TASK GOAL: Retype the lines beneath this one, from the first through the line containing "const coolingSpike: P[]". Pictures are left out.
◇ ◇ ◇ ◇
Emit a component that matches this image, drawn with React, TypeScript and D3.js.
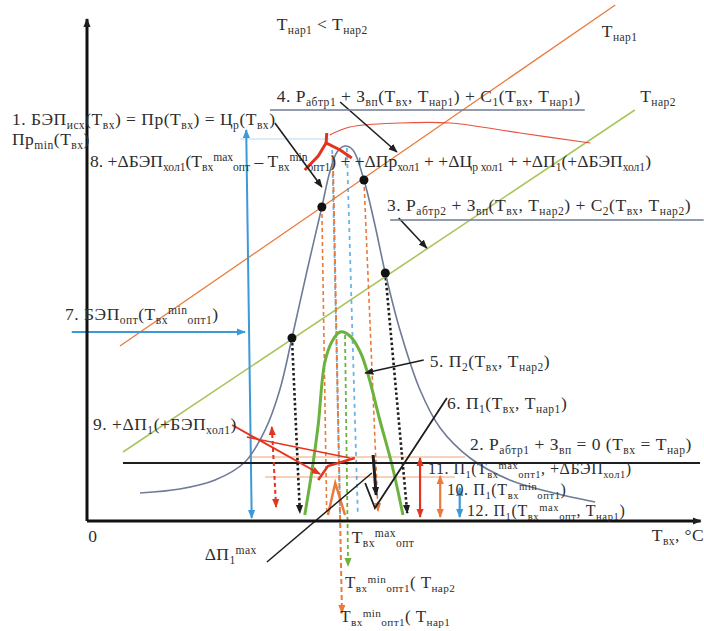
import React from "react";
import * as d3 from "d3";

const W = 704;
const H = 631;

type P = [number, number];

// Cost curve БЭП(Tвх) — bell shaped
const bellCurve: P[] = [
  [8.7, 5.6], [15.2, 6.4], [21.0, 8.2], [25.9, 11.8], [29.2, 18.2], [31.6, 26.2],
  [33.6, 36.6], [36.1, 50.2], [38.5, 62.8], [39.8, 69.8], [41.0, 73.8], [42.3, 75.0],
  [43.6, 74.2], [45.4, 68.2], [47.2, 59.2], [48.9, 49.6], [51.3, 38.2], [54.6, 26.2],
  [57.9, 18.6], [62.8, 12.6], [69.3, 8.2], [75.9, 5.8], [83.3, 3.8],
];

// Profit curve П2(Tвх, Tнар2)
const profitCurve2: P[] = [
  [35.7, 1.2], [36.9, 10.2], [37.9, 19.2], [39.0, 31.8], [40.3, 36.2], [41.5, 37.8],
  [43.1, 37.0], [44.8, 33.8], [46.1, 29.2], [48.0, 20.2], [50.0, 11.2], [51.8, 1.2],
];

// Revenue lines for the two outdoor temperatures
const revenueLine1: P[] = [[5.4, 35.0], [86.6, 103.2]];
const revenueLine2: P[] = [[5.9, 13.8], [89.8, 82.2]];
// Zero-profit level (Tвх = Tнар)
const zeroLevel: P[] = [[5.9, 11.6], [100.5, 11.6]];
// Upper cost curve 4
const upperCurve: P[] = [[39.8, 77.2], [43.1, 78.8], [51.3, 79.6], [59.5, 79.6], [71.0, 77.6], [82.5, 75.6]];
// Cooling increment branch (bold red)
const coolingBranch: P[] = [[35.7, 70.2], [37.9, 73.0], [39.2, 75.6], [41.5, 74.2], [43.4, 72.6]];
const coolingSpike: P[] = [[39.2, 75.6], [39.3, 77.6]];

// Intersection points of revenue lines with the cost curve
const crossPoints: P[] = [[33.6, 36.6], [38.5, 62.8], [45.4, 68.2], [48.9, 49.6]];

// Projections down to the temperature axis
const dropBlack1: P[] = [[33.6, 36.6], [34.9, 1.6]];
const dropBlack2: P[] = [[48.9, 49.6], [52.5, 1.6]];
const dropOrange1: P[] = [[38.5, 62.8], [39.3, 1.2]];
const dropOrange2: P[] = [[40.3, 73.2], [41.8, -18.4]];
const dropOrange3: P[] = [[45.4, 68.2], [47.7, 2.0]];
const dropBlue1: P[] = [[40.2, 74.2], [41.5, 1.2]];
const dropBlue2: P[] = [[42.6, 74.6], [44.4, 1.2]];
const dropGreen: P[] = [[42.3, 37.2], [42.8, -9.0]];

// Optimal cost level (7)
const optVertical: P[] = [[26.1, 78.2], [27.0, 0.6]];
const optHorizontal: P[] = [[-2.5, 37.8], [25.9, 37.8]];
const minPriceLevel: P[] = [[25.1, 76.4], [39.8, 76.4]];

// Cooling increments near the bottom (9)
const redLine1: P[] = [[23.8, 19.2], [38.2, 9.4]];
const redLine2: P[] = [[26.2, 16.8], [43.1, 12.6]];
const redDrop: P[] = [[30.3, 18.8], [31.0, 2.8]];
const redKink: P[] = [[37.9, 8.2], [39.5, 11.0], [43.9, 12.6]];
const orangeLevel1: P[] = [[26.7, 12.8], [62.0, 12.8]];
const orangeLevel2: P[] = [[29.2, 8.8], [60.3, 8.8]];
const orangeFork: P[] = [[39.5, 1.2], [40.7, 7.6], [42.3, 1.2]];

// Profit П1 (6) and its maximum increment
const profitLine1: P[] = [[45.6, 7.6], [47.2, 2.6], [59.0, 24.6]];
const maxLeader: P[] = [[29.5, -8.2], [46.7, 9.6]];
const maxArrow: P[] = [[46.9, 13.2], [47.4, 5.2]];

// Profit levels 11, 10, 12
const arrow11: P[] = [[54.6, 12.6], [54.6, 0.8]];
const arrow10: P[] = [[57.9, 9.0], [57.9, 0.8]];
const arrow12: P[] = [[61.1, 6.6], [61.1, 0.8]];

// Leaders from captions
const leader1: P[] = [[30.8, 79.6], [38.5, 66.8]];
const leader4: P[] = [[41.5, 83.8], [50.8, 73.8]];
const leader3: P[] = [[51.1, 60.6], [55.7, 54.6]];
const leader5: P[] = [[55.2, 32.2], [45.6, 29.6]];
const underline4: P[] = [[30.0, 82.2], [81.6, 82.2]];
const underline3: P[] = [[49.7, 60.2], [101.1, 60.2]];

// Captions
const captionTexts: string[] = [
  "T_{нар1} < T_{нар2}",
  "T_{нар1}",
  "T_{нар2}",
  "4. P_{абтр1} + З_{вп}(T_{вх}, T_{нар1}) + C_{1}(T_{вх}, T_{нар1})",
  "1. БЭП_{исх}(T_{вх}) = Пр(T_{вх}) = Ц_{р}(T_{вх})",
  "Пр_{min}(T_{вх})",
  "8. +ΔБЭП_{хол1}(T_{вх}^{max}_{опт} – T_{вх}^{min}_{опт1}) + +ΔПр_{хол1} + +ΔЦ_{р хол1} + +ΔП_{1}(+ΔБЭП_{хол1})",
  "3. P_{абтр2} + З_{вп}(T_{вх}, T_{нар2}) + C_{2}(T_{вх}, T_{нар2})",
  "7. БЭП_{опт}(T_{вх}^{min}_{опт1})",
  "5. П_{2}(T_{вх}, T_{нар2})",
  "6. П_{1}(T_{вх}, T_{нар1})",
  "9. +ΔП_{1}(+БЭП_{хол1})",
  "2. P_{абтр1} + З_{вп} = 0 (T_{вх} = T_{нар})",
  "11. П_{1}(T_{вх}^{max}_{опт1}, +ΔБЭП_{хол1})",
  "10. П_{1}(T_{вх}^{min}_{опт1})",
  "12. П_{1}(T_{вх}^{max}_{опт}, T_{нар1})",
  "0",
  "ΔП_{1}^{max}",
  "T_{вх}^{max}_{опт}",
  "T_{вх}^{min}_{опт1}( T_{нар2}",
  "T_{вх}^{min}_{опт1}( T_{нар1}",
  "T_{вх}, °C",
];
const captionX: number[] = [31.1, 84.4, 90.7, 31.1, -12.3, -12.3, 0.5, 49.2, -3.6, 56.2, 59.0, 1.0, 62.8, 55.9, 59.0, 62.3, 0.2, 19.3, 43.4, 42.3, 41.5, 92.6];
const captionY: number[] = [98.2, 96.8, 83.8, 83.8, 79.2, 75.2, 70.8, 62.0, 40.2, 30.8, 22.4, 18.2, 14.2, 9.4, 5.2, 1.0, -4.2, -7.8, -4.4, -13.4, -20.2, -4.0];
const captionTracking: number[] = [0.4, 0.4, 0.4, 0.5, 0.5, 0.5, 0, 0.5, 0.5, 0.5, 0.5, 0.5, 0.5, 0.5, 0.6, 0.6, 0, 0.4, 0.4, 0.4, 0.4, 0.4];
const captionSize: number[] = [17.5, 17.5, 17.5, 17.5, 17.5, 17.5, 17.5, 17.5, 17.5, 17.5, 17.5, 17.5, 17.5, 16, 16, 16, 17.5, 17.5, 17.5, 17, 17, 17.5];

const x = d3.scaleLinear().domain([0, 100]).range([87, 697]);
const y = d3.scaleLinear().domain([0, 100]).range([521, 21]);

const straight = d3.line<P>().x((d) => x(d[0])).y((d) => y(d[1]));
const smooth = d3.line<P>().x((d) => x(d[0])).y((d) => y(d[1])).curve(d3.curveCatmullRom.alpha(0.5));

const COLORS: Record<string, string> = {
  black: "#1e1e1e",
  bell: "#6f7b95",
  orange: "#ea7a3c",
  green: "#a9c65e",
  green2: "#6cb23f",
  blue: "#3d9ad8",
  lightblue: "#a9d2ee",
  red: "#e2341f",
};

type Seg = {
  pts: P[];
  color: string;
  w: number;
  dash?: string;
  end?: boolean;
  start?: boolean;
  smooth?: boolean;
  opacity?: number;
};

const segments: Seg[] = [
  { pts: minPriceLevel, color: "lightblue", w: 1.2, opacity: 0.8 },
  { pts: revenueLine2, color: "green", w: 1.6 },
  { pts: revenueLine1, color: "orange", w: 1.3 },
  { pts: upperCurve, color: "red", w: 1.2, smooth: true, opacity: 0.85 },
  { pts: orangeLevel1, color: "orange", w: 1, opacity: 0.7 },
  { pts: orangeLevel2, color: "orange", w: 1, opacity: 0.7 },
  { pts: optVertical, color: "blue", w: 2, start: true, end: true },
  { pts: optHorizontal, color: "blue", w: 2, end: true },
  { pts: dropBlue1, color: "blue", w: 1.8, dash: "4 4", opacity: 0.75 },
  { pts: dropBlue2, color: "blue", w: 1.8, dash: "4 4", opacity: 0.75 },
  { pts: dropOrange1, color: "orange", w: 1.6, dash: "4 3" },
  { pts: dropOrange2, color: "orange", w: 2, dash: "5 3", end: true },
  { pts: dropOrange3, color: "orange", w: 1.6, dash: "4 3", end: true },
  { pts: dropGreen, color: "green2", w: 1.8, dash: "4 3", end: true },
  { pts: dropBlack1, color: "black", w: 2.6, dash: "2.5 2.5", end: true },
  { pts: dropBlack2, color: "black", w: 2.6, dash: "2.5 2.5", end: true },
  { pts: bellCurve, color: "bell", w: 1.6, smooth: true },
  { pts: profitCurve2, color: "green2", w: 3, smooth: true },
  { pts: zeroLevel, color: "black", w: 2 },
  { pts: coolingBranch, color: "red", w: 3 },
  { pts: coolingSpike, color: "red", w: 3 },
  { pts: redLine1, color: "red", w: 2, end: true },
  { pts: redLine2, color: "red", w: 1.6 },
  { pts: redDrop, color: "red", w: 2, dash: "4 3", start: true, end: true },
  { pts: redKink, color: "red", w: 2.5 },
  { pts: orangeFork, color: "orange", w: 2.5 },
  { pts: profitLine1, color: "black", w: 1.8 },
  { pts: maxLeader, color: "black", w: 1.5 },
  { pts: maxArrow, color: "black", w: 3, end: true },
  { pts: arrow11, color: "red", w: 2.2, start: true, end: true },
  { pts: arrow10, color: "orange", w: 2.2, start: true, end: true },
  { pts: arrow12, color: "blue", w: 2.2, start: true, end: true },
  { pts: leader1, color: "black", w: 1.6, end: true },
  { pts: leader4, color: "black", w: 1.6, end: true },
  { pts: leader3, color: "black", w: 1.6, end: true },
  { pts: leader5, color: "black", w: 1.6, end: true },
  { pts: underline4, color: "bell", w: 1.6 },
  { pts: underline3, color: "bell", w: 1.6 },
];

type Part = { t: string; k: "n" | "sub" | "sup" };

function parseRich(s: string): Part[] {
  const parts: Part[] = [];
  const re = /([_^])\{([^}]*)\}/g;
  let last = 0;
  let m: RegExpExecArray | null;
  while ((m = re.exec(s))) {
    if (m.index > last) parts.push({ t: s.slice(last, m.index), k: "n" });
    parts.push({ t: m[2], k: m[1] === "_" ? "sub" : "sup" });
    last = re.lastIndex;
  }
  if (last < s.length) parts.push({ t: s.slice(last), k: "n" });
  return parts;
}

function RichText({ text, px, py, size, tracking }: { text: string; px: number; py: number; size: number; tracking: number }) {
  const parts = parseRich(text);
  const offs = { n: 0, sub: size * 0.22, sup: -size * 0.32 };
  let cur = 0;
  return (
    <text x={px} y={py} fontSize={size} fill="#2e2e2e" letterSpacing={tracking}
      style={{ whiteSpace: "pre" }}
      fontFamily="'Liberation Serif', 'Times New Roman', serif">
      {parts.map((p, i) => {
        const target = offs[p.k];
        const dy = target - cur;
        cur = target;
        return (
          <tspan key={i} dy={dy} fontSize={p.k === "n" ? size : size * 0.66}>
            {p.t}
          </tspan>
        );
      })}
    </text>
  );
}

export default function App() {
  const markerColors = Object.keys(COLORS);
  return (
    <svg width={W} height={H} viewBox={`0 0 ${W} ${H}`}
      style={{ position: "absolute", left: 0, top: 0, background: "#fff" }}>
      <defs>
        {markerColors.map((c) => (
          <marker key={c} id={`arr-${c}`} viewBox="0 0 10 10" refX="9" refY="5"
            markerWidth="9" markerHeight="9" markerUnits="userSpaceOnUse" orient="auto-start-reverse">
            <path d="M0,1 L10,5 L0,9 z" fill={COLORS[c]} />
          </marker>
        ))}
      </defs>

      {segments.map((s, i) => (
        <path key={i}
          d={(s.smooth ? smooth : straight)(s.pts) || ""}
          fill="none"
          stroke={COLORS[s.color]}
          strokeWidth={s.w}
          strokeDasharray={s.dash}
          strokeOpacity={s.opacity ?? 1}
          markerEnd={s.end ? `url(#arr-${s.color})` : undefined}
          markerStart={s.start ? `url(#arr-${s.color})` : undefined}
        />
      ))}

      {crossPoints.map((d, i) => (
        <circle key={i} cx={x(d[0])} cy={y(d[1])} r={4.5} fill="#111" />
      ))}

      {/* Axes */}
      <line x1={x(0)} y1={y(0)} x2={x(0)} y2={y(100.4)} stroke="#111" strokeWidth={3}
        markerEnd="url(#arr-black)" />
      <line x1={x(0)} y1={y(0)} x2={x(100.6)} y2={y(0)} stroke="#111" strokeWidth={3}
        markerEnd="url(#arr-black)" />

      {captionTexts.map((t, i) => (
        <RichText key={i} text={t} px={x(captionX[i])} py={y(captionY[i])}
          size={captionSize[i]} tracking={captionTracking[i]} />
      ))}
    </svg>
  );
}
◇ ◇ ◇ ◇
OUTPUT FOR THIS EXERCISE:
Emit a component that matches this image, drawn with React, TypeScript and D3.js.
import React from "react";
import * as d3 from "d3";

const W = 704;
const H = 631;

type P = [number, number];

// Cost curve БЭП(Tвх) — bell shaped
const bellCurve: P[] = [
  [8.7, 5.6], [15.2, 6.4], [21.0, 8.2], [25.9, 11.8], [29.2, 18.2], [31.6, 26.2],
  [33.6, 36.6], [36.1, 50.2], [38.5, 62.8], [39.8, 69.8], [41.0, 73.8], [42.3, 75.0],
  [43.6, 74.2], [45.4, 68.2], [47.2, 59.2], [48.9, 49.6], [51.3, 38.2], [54.6, 26.2],
  [57.9, 18.6], [62.8, 12.6], [69.3, 8.2], [75.9, 5.8], [83.3, 3.8],
];

// Profit curve П2(Tвх, Tнар2)
const profitCurve2: P[] = [
  [35.7, 1.2], [36.9, 10.2], [37.9, 19.2], [39.0, 31.8], [40.3, 36.2], [41.5, 37.8],
  [43.1, 37.0], [44.8, 33.8], [46.1, 29.2], [48.0, 20.2], [50.0, 11.2], [51.8, 1.2],
];

// Revenue lines for the two outdoor temperatures
const revenueLine1: P[] = [[5.4, 35.0], [86.6, 103.2]];
const revenueLine2: P[] = [[5.9, 13.8], [89.8, 82.2]];
// Zero-profit level (Tвх = Tнар)
const zeroLevel: P[] = [[5.9, 11.6], [100.5, 11.6]];
// Upper cost curve 4
const upperCurve: P[] = [[39.8, 77.2], [43.1, 78.8], [51.3, 79.6], [59.5, 79.6], [71.0, 77.6], [82.5, 75.6]];
// Cooling increment branch (bold red)
const coolingBranch: P[] = [[35.7, 70.2], [37.9, 73.0], [39.2, 75.6], [41.5, 74.2], [43.4, 72.6]];
const coolingSpike: P[] = [[39.2, 75.6], [39.3, 77.6]];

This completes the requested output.